C API: lsdn_context_set_nomem_callback(), lsdn_context_abort_on_nomem(), lsdn_err_t

During construction of the network model there are several things that can go wrong. LSDN will report these errors to the user of the C API. All the possible error types are grouped in lsdn_err_t.

A successful operation will return the LSDNE_OK error code.

When parsing an IP address of a phys or when parsing a MAC attribute of a virt the operation may fail if the provided address is invalid. In that case LSDN will report this as a LSDNE_PARSE error.

When assigning a name to a network object (such as virt, phys or net) the assignment may fail with the LSDNE_DUPLICATE error code if an object of the same type with this name already exists.

A LSDNE_NOIF error code will be returned when querying the recommended MTU for a virt if the given virt has no locally assigned interface (see lsdn_virt_get_recommended_mtu()).

A LSDNE_NETLINK error code is returned when LSDN is unable to establish a netlink socket for communicating with the kernel.

LSDNE_VALIDATE is returned when the network model validation failed. This can happen while validating the network with validate or lsdn_validate(). It can also happen when committing the network model with commit or lsdn_commit(), because the network model is always validated first. In the latter case of committing the network model, the current network model will stay in effect.

The LSDNE_COMMIT error code means a network model commit failed and a mix of old, new and dysfunctional objects are in effect.
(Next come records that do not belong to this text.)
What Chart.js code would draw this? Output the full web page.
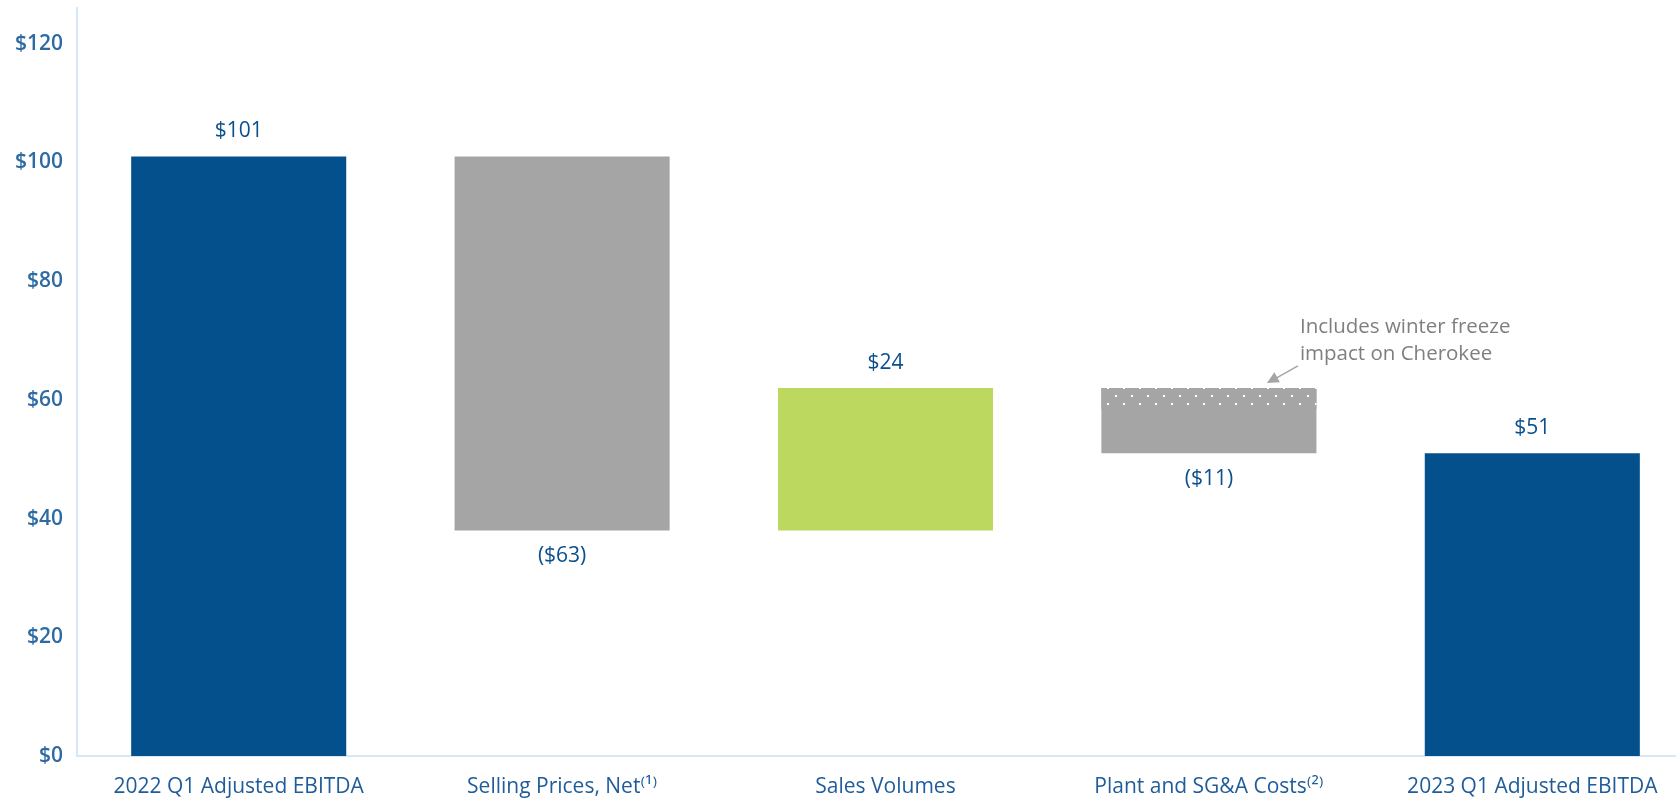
<!DOCTYPE html>
<html>
<head>
<meta charset="utf-8">
<script src="https://cdn.jsdelivr.net/npm/chart.js@4"></script>
<style>
  html, body { margin: 0; padding: 0; background: #fff; overflow: hidden; }
  #wrap { width: 1694px; height: 801px; position: relative; }
</style>
</head>
<body>
<div id="wrap"><canvas id="bridge"></canvas></div>
<script>
// EBITDA bridge, $ millions
const categories = ['2022 Q1 Adjusted EBITDA', 'Selling Prices, Net\u207D\u00B9\u207E', 'Sales Volumes', 'Plant and SG&A Costs\u207D\u00B2\u207E', '2023 Q1 Adjusted EBITDA'];
const changes = [101, -63, 24, -11, 51];
const isTotal = [true, false, false, false, true];
const valueLabels = ['$101', '($63)', '$24', '($11)', '$51'];
const freezeRange = [null, null, null, [58.4, 62], null];
const yTicks = [0, 20, 40, 60, 80, 100, 120];

const barColors = ['#03508C', '#A5A5A5', '#BDD85F', '#A5A5A5', '#03508C'];

// floating ranges for the waterfall
let running = 0;
const ranges = changes.map((v, i) => {
    if (isTotal[i]) { running = v; return [0, v]; }
    const start = running;
    running += v;
    return [Math.min(start, running), Math.max(start, running)];
});

// white dot pattern for the winter freeze part
function dotPattern() {
    const c = document.createElement('canvas');
    c.width = 16; c.height = 16;
    const g = c.getContext('2d');
    g.fillStyle = '#A5A5A5';
    g.fillRect(0, 0, 16, 16);
    g.fillStyle = '#ffffff';
    g.fillRect(3, 3, 2, 2);
    g.fillRect(11, 11, 2, 2);
    return g.createPattern(c, 'repeat');
}

const valueLabelPlugin = {
    id: 'valueLabels',
    afterDatasetsDraw(chart) {
        const ctx = chart.ctx;
        const meta = chart.getDatasetMeta(0);
        ctx.save();
        ctx.font = '21px "Open Sans"';
        ctx.fillStyle = '#0B4F8C';
        ctx.textAlign = 'center';
        ctx.textBaseline = 'middle';
        meta.data.forEach((bar, i) => {
            const top = Math.min(bar.y, bar.base);
            const bottom = Math.max(bar.y, bar.base);
            const y = changes[i] >= 0 ? top - 25 : bottom + 26;
            ctx.fillText(valueLabels[i], bar.x, y);
        });

        // note with arrow on the plant costs bar
        const b = meta.data[3];
        const top = Math.min(b.y, b.base);
        ctx.font = '20.5px "Open Sans"';
        ctx.fillStyle = '#7F7F7F';
        ctx.textAlign = 'left';
        ctx.fillText('Includes winter freeze', b.x + 91, top - 61);
        ctx.fillText('impact on Cherokee', b.x + 91, top - 34);
        const x0 = b.x + 89, y0 = top - 22;
        const x1 = b.x + 58, y1 = top - 5;
        ctx.strokeStyle = '#A5A5A5';
        ctx.fillStyle = '#A5A5A5';
        ctx.lineWidth = 1.5;
        ctx.beginPath();
        ctx.moveTo(x0, y0);
        ctx.lineTo(x1 + 8, y1 - 4);
        ctx.stroke();
        const ang = Math.atan2(y1 - y0, x1 - x0);
        ctx.beginPath();
        ctx.moveTo(x1, y1);
        ctx.lineTo(x1 - 13 * Math.cos(ang - 0.45), y1 - 13 * Math.sin(ang - 0.45));
        ctx.lineTo(x1 - 13 * Math.cos(ang + 0.45), y1 - 13 * Math.sin(ang + 0.45));
        ctx.closePath();
        ctx.fill();
        ctx.restore();
    }
};

new Chart(document.getElementById('bridge'), {
    type: 'bar',
    data: {
        labels: categories,
        datasets: [{
            data: ranges,
            backgroundColor: barColors,
            borderWidth: 0,
            barPercentage: 0.665,
            categoryPercentage: 1,
            grouped: false,
            order: 2
        }, {
            data: freezeRange,
            backgroundColor: dotPattern(),
            borderWidth: 0,
            barPercentage: 0.665,
            categoryPercentage: 1,
            grouped: false,
            order: 1
        }]
    },
    options: {
        responsive: true, maintainAspectRatio: false,
        animation: false,
        layout: { padding: { top: 8, right: 0, left: 0, bottom: 0 } },
        plugins: { legend: { display: false }, tooltip: { enabled: false } },
        scales: {
            x: {
                afterFit: s => { s.height = 45; },
                grid: { display: false, drawTicks: false },
                border: { color: '#D6E8F7', width: 2 },
                ticks: { color: '#1F5C99', font: { family: '"Open Sans"', size: 21 }, padding: 18, maxRotation: 0, autoSkip: false }
            },
            y: {
                min: 0, max: 126,
                afterBuildTicks: s => { s.ticks = yTicks.map(v => ({ value: v })); },
                afterFit: s => { s.width = 77; s.paddingTop = 0; s.paddingBottom = 0; },
                grid: { display: false, drawTicks: false },
                border: { color: '#D6E8F7', width: 2 },
                ticks: { color: '#2E6BA3', font: { family: '"Open Sans"', size: 21, weight: '600' }, padding: 14, callback: v => '$' + v }
            }
        }
    },
    plugins: [valueLabelPlugin]
});
</script>
</body>
</html>
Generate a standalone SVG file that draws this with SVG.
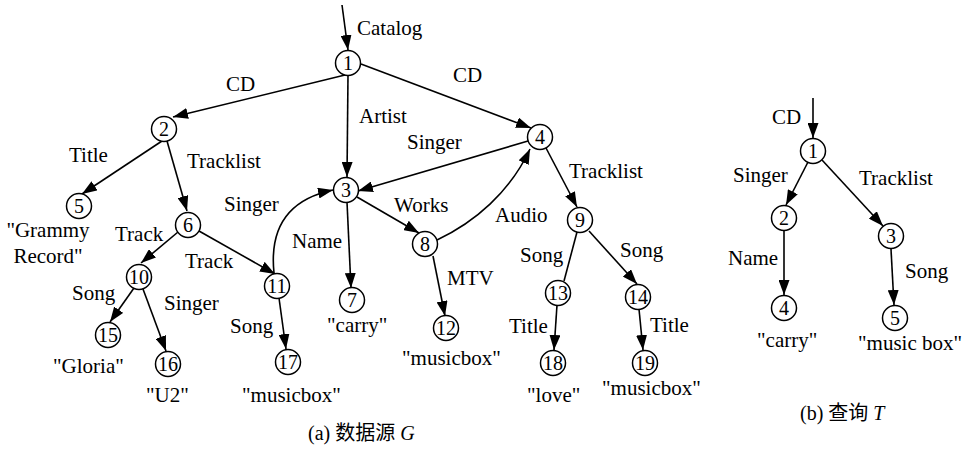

You may retry the commit and see if the error was only temporary.

LSDNE_INCONSISTENT is more serious than the LSDNE_COMMIT failure, since the commit operation can not be successfully retried. The only operation possible is to rebuild the whole model again.

You may also encounter a LSDNE_NOMEM error. LSDN deals with out-of-memory errors in the following fashion: whenever it fails to allocate dynamic memory it will call a registered callback (if any) that may deal with this error as it sees fit. The callback is registered with the lsdn_context_set_nomem_callback() function. It is possible to set a default handler using lsdn_context_abort_on_nomem() function provided by LSDN. This error handler will simply print an error message on the standard error output and will immediately abort the program should any dynamic memory allocation fail. Of course, you may register your own out-of-memory callback as long as the function signature of the callback is that of lsdn_context_abort_on_nomem(). You can also use the callback to implement a setjmp/longjmp error handling scheme.

If no nomem callback is registered (the default), the LSDNE_NOMEM error is simply returned to the caller.

Debugging¶

The LSDN library and the lsctl tool both respect the LSDN_DEBUG environment variable. If you have any problem when committing a model, try setting LSDN_DEBUG=nlerr to print extended netlink messages. Alternatively, you can try LSDN_DEBUG=all for very verbose output.

LSDN_DEBUG accepts a comma separated list of the following message categories:

Supported tunneling technologies¶

Currently LSDN supports three network tunneling technologies: VLAN, VXLAN (in three variants) and Geneve. They are all configured the same in LSDN (only the settings differ), but it is important to realize what technology you are using and what restrictions it has.

Theoretically, you should be able to define your network model once and then switch the networking technologies as you wish. But in practice some technologies may need more detailed network models than others. For example, ovl_vxlan_mcast does not need to known the MAC addresses of the virtual machines and ovl_vlan does not need to know the IP addresses of the physical machines nor the MAC addresses of the virtual machines.